Para Rolf, ainda é necessário que ocorra uma mudança de pensamento da sociedade quando se trata do fortalecimento da bioeconomia. Durante sua fala, ele reforçou a importância do aumento de financiamentos, principalmente para projetos em grande escala, além dos desafios em estrutura e logística, no que diz respeito ao transporte hídrico para o escoamento das produções.
“Existe uma questão a ser superada que é o entendimento de que a cooperação internacional é uma afronta à soberania do país”, complementa Rolf Bateman. “Devemos colocar como uma agenda prioritária, entender que a cooperação internacional é benéfica para o Brasil e que cada vez mais os mecanismos internacionais estão também se voltando para incorporar conhecimento tradicional e conhecimento técnico local”
Como representante da Coalização Under 2, que tem como objetivo fazer com que os nove estados da Amazônia brasileira desenvolvam trajetórias que diminuam as emissões de carbono, Bateman citou cinco ações do governo do Amazonas que contribuem para a bioeconomia e que se desenvolvidas corretamente, conseguirão uma redução de 44 gigatoneladas de gás carbônico até 2030. São elas: ação de proteção florestal, eficiência do uso do solo, manejo florestal sustentável, produtos florestais madeireiros e expansão florestal.

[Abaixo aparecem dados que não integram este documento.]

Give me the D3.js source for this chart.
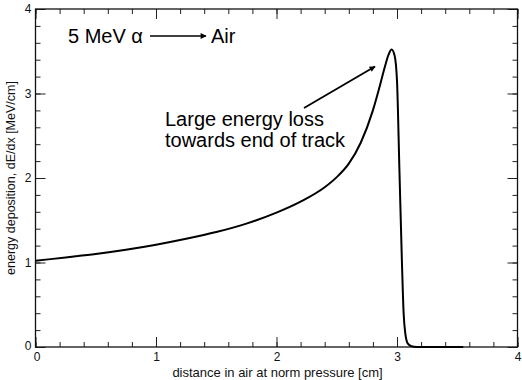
<!DOCTYPE html>
<html>
<head>
<meta charset="utf-8">
<script src="https://cdn.jsdelivr.net/npm/d3@7"></script>
<style>
  html, body { margin: 0; padding: 0; background: #fff; }
  svg { display: block; font-family: "Liberation Sans", Arial, Helvetica, sans-serif; }
</style>
</head>
<body>
<svg id="chart" width="522" height="380"></svg>
<script>
// Data (Bragg curve of a 5 MeV alpha in air)
const distance = [0, 0.25, 0.5, 0.75, 1.0, 1.25, 1.5, 1.75, 2.0, 2.2, 2.4, 2.5, 2.6, 2.7, 2.8, 2.85, 2.9, 2.93, 2.955, 2.98, 3.0, 3.02, 3.04, 3.055, 3.07, 3.09, 3.12, 3.16, 3.3, 3.55];
const dEdx     = [1.02, 1.06, 1.10, 1.15, 1.21, 1.28, 1.36, 1.46, 1.59, 1.72, 1.89, 2.01, 2.17, 2.42, 2.80, 3.05, 3.32, 3.46, 3.52, 3.45, 3.15, 2.1, 1.05, 0.4, 0.15, 0.04, 0.01, 0, 0, 0];
const xTicks = [0, 1, 2, 3, 4];
const yTicks = [0, 1, 2, 3, 4];
const xMinor = d3.range(0, 4.0001, 0.2);
const yMinor = d3.range(0, 4.0001, 0.2);
const titleLeft = "5 MeV α";
const titleRight = "Air";
const noteLines = ["Large energy loss", "towards end of track"];
const xLabel = "distance in air at norm pressure [cm]";
const yLabel = "energy deposition, dE/dx [MeV/cm]";

const svg = d3.select("#chart");
const L = 35.5, R = 517.5, T = 9, B = 347;
const x = d3.scaleLinear().domain([0, 4]).range([L, R]);
const y = d3.scaleLinear().domain([0, 4]).range([B, T]);

function axisG(gen, tx, ty) {
  return svg.append("g").attr("transform", `translate(${tx},${ty})`).call(gen);
}
const fmt = d3.format("d");
// minor ticks
axisG(d3.axisBottom(x).tickValues(xMinor).tickSize(-5).tickFormat(""), 0, B);
axisG(d3.axisTop(x).tickValues(xMinor).tickSize(-5).tickFormat(""), 0, T);
axisG(d3.axisLeft(y).tickValues(yMinor).tickSize(-5).tickFormat(""), L, 0);
axisG(d3.axisRight(y).tickValues(yMinor).tickSize(-5).tickFormat(""), R, 0);
// major ticks
const xb = axisG(d3.axisBottom(x).tickValues(xTicks).tickSize(-10).tickPadding(5).tickFormat(fmt), 0, B);
axisG(d3.axisTop(x).tickValues(xTicks).tickSize(-10).tickFormat(""), 0, T);
const yl = axisG(d3.axisLeft(y).tickValues(yTicks).tickSize(-10).tickPadding(4).tickFormat(fmt), L, 0);
axisG(d3.axisRight(y).tickValues(yTicks).tickSize(-10).tickFormat(""), R, 0);

svg.selectAll(".domain").remove();
svg.selectAll(".tick line").attr("stroke", "#222").attr("stroke-width", 1);
svg.selectAll(".tick text").attr("fill", "#111").style("font-size", "12px").style("font-family", "'Liberation Sans', Arial, sans-serif");
yl.selectAll(".tick").filter(d => d === 0).select("text").attr("dy", "0.2em");
xb.selectAll(".tick").filter(d => d === 0).select("text").attr("dx", "0.1em");

// frame
svg.append("rect").attr("x", L).attr("y", T).attr("width", R - L).attr("height", B - T)
  .attr("fill", "none").attr("stroke", "#111").attr("stroke-width", 1.3);

// curve
const pts = distance.map((d, i) => [d, dEdx[i]]);
svg.append("path").datum(pts)
  .attr("d", d3.line().x(d => x(d[0])).y(d => y(d[1])).curve(d3.curveMonotoneX))
  .attr("fill", "none").attr("stroke", "#000").attr("stroke-width", 2).attr("stroke-linejoin", "round");

// arrow marker
svg.append("defs").append("marker").attr("id", "ah").attr("viewBox", "0 0 10 10")
  .attr("refX", 9).attr("refY", 5).attr("markerWidth", 9).attr("markerHeight", 6)
  .attr("markerUnits", "userSpaceOnUse").attr("orient", "auto")
  .append("path").attr("d", "M0,0 L10,5 L0,10 z").attr("fill", "#000");

// title
svg.append("text").attr("x", 68).attr("y", 43).style("font-size", "20px").attr("fill", "#000").text(titleLeft);
svg.append("line").attr("x1", 150).attr("y1", 36).attr("x2", 206).attr("y2", 36)
  .attr("stroke", "#000").attr("stroke-width", 1.3).attr("marker-end", "url(#ah)");
svg.append("text").attr("x", 211).attr("y", 43).style("font-size", "20px").attr("fill", "#000").text(titleRight);

// annotation
const note = svg.append("text").attr("x", 165).attr("y", 126).style("font-size", "20px").attr("fill", "#000");
noteLines.forEach((t, i) => note.append("tspan").attr("x", 165).attr("dy", i === 0 ? 0 : 21).text(t));
svg.append("line").attr("x1", 304).attr("y1", 108).attr("x2", 375).attr("y2", 66.5)
  .attr("stroke", "#000").attr("stroke-width", 1.8).attr("marker-end", "url(#ah)");

// axis labels
svg.append("text").attr("x", (L + R) / 2 + 1).attr("y", 376.5).attr("text-anchor", "middle")
  .style("font-size", "13px").attr("fill", "#111").text(xLabel);
svg.append("text").attr("transform", `translate(15,${(T + B) / 2}) rotate(-90)`).attr("text-anchor", "middle")
  .style("font-size", "12.5px").attr("fill", "#111").text(yLabel);
</script>
</body>
</html>
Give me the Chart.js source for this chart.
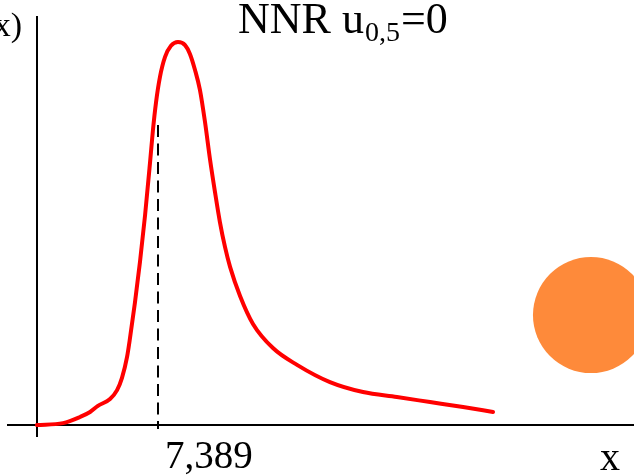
<!DOCTYPE html>
<html>
<head>
<meta charset="utf-8">
<script src="https://cdn.jsdelivr.net/npm/chart.js@4.4.1/dist/chart.umd.min.js"></script>
<style>
  html, body { margin: 0; padding: 0; background: #fff; }
  #wrap { width: 634px; height: 476px; }
</style>
</head>
<body>
<div id="wrap"><canvas id="nnrChart"></canvas></div>
<script>
// curve (x in data units, y as density)
const curveX = [0, 1.59, 2.63, 3.24, 3.72, 4.46, 4.89, 5.19, 5.50, 5.68, 5.98, 6.29, 6.60, 6.90, 7.08, 7.27, 7.51, 7.82, 8.18, 8.61,
    9.04, 9.34, 9.65, 9.95, 10.26, 10.56, 10.87, 11.17, 11.48, 11.79, 12.40, 13.19, 14.41, 15.88, 17.89, 19.91, 21.98, 24.00, 26.02, 27.85];
const curveY = [0, 0.0005, 0.0021, 0.0034, 0.0050, 0.0068, 0.0091, 0.0123, 0.0178, 0.0227, 0.0319, 0.0426, 0.0548, 0.0684, 0.0770, 0.0843, 0.0909, 0.0961, 0.0990, 0.1000,
    0.0992, 0.0969, 0.0927, 0.0875, 0.0791, 0.0695, 0.0608, 0.0530, 0.0465, 0.0413, 0.0337, 0.0264, 0.0201, 0.0157, 0.0112, 0.0086, 0.0073, 0.0060, 0.0047, 0.0034];

const medianX = 7.389;
const medianTop = 0.0783;
const medianLabel = '7,389';
const markerPoint = [{ x: 33.83, y: 0.0287 }];

const xRange = [-1.832, 36.458];
const yRange = [-0.00313, 0.10679];

const serif = "'Liberation Serif', 'DejaVu Serif', serif";

const sketchPlugin = {
    id: 'sketch',
    beforeDatasetsDraw(chart) {
        const c = chart.ctx;
        const xs = chart.scales.x, ys = chart.scales.y;
        const x0 = Math.round(xs.getPixelForValue(0));
        const y0 = Math.round(ys.getPixelForValue(0));
        c.save();
        c.strokeStyle = '#000';
        c.lineWidth = 2;
        c.beginPath();
        c.moveTo(chart.chartArea.left, y0);
        c.lineTo(chart.chartArea.right, y0);
        c.moveTo(x0, chart.chartArea.top);
        c.lineTo(x0, chart.chartArea.bottom);
        c.stroke();

        // dashed median line
        const xm = Math.round(xs.getPixelForValue(medianX));
        c.setLineDash([12, 6.5]);
        c.beginPath();
        c.moveTo(xm, ys.getPixelForValue(medianTop));
        c.lineTo(xm, y0 + 4);
        c.stroke();
        c.restore();
    },
    afterDraw(chart) {
        const c = chart.ctx;
        c.save();
        c.fillStyle = '#000';
        c.textBaseline = 'alphabetic';

        // title with subscript
        c.textAlign = 'left';
        let tx = 238;
        c.font = '44px ' + serif;
        c.fillText('NNR u', tx, 33);
        tx += c.measureText('NNR u').width + 1;
        c.font = '28px ' + serif;
        c.fillText('0,5', tx, 41);
        tx += c.measureText('0,5').width + 1;
        c.font = '44px ' + serif;
        c.fillText('=0', tx, 33);

        // y label (cut off at the left edge)
        c.textAlign = 'right';
        c.font = '34px ' + serif;
        c.fillText('f(x)', 22, 36);

        // median tick label
        c.textAlign = 'left';
        c.font = '39px ' + serif;
        c.fillText(medianLabel, 165, 468);

        // x label
        c.font = '40px ' + serif;
        c.fillText('x', 600, 470);
        c.restore();
    }
};

new Chart(document.getElementById('nnrChart'), {
    type: 'scatter',
    data: {
        datasets: [{
            data: curveX.map((x, i) => ({ x: x, y: curveY[i] })),
            showLine: true,
            borderColor: '#ff0000',
            borderWidth: 4,
            borderCapStyle: 'round',
            borderJoinStyle: 'round',
            cubicInterpolationMode: 'monotone',
            pointRadius: 0,
            fill: false
        }, {
            data: markerPoint,
            pointRadius: 58,
            pointBackgroundColor: '#fe8a3a',
            pointBorderWidth: 0,
            borderColor: 'transparent'
        }]
    },
    options: {
        responsive: true,
        maintainAspectRatio: false,
        animation: false,
        layout: { autoPadding: false, padding: { left: 7, right: 0, top: 16, bottom: 39 } },
        scales: {
            x: { type: 'linear', min: xRange[0], max: xRange[1], display: false },
            y: { type: 'linear', min: yRange[0], max: yRange[1], display: false }
        },
        plugins: {
            legend: { display: false },
            tooltip: { enabled: false }
        },
        clip: false
    },
    plugins: [sketchPlugin]
});
</script>
</body>
</html>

Dando continuidade ao diálogo, Carlos Demeterco ressaltou as formas com que a GIZ entende o conceito de bioeconomia e as cadeias de valor. Por meio da metodologia que alinha inclusão (social e ambiental), sustentabilidade, viabilidade, valorização e visibilidade, a agência tem o objetivo de fomentar a comercialização de produtos da sociobiodiversidade e de cadeias de valor prioritários para o desenvolvimento da bioeconomia sustentável inclusiva na Amazônia. O projeto teve início em 2021 e segue até 2026.
Dentre os avanços da iniciativa, o assessor destacou a criação de câmaras de comercialização nos estados, a criação de políticas estaduais de bioeconomia e o diálogo sobre a regularização sanitária para as cadeias de valor da sociobiodiversidade amazônica. A agência tem como prioridade as cadeias do piraracu manejado, castanha-do-Brasil, cacau nativo, açaí, guaraná tradicional, turismo de base comunitária, entre outras.
O convidado também comentou sobre os desafios de traduzir as “múltiplas Amazônias” em ações que sejam efetivas para cada uma delas. Para ele, o acesso às linhas de financiamento e crédito são os principais problemas enfrentados.
Hub de Bioeconomia Amazônica
O Hub de Bioeconomia Amazônica conecta, articula e amplifica experiências e soluções de diversos atores para a promoção de uma bioeconomia inclusiva na Amazônia.
A iniciativa tem origem em uma parceria entre a Green Economy Coalition (GEC) – uma das maiores alianças globais de organizações multissetoriais engajadas na promoção de uma economia verde e justa no mundo – e a Fundação Amazônia Sustentável (FAS) – organização reconhecida como a maior instituição amazônica atuante na região, e eleita melhor ONG do Brasil em 2021, segundo o ranking do Prêmio Melhores ONGs.